::: Source excerpt

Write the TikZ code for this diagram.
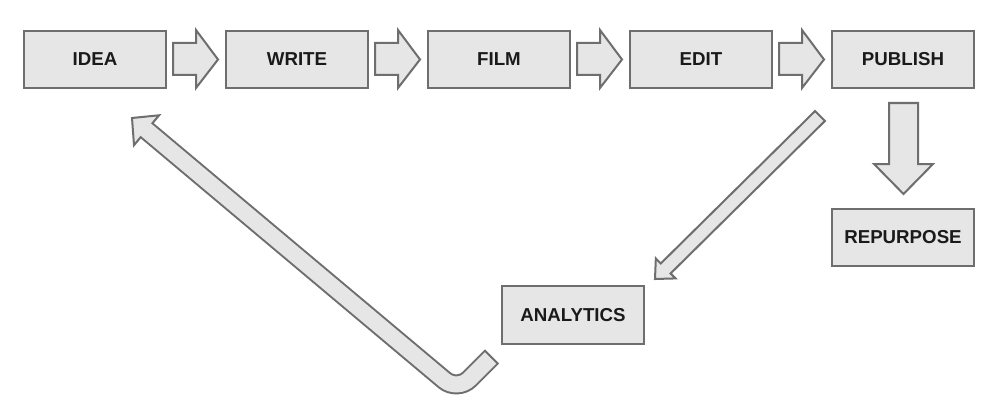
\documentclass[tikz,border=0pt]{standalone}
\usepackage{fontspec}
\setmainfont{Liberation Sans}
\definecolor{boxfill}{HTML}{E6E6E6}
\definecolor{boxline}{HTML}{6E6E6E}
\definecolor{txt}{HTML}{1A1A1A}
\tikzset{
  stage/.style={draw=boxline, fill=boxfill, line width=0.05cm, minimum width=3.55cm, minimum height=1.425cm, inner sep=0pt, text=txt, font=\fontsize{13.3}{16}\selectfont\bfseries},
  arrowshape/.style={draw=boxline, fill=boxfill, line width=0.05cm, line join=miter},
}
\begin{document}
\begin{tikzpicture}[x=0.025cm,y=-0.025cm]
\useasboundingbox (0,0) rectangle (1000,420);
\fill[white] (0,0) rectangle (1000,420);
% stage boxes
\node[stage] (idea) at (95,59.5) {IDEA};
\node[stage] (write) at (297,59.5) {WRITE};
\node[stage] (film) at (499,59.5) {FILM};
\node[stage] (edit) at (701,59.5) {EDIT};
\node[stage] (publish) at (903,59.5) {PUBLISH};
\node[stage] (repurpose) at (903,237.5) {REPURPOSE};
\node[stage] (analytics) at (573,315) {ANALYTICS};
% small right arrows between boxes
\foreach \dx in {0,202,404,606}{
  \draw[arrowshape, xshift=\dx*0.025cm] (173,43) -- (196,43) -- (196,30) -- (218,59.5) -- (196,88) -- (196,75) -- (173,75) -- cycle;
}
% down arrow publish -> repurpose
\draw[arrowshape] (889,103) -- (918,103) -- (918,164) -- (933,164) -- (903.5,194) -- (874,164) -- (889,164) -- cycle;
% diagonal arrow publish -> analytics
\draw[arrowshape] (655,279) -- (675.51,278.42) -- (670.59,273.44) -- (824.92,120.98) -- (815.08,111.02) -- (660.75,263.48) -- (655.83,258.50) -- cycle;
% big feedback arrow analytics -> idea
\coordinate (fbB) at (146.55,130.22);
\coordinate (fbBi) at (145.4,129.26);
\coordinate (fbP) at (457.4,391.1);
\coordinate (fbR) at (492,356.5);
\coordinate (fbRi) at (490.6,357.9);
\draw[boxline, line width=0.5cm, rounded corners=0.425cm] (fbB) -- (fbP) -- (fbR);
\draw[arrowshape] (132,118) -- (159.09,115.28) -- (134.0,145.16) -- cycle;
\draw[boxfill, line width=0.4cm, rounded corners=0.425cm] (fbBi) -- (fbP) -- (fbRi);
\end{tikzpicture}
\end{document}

::::::

Set down the material above as is, without any pictures.

Worked answer >>
Write the TikZ code for this diagram.
\documentclass[tikz,border=0pt]{standalone}
\usepackage{fontspec}
\setmainfont{Liberation Sans}
\definecolor{boxfill}{HTML}{E6E6E6}
\definecolor{boxline}{HTML}{6E6E6E}
\definecolor{txt}{HTML}{1A1A1A}
\tikzset{
  stage/.style={draw=boxline, fill=boxfill, line width=0.05cm, minimum width=3.55cm, minimum height=1.425cm, inner sep=0pt, text=txt, font=\fontsize{13.3}{16}\selectfont\bfseries},
  arrowshape/.style={draw=boxline, fill=boxfill, line width=0.05cm, line join=miter},
}
\begin{document}
\begin{tikzpicture}[x=0.025cm,y=-0.025cm]
\useasboundingbox (0,0) rectangle (1000,420);
\fill[white] (0,0) rectangle (1000,420);
% stage boxes
\node[stage] (idea) at (95,59.5) {IDEA};
\node[stage] (write) at (297,59.5) {WRITE};
\node[stage] (film) at (499,59.5) {FILM};
\node[stage] (edit) at (701,59.5) {EDIT};
\node[stage] (publish) at (903,59.5) {PUBLISH};
\node[stage] (repurpose) at (903,237.5) {REPURPOSE};
\node[stage] (analytics) at (573,315) {ANALYTICS};
% small right arrows between boxes
\foreach \dx in {0,202,404,606}{
  \draw[arrowshape, xshift=\dx*0.025cm] (173,43) -- (196,43) -- (196,30) -- (218,59.5) -- (196,88) -- (196,75) -- (173,75) -- cycle;
}
% down arrow publish -> repurpose
\draw[arrowshape] (889,103) -- (918,103) -- (918,164) -- (933,164) -- (903.5,194) -- (874,164) -- (889,164) -- cycle;
% diagonal arrow publish -> analytics
\draw[arrowshape] (655,279) -- (675.51,278.42) -- (670.59,273.44) -- (824.92,120.98) -- (815.08,111.02) -- (660.75,263.48) -- (655.83,258.50) -- cycle;
% big feedback arrow analytics -> idea
\coordinate (fbB) at (146.55,130.22);
\coordinate (fbBi) at (145.4,129.26);
\coordinate (fbP) at (457.4,391.1);
\coordinate (fbR) at (492,356.5);
\coordinate (fbRi) at (490.6,357.9);
\draw[boxline, line width=0.5cm, rounded corners=0.425cm] (fbB) -- (fbP) -- (fbR);
\draw[arrowshape] (132,118) -- (159.09,115.28) -- (134.0,145.16) -- cycle;
\draw[boxfill, line width=0.4cm, rounded corners=0.425cm] (fbBi) -- (fbP) -- (fbRi);
\end{tikzpicture}
\end{document}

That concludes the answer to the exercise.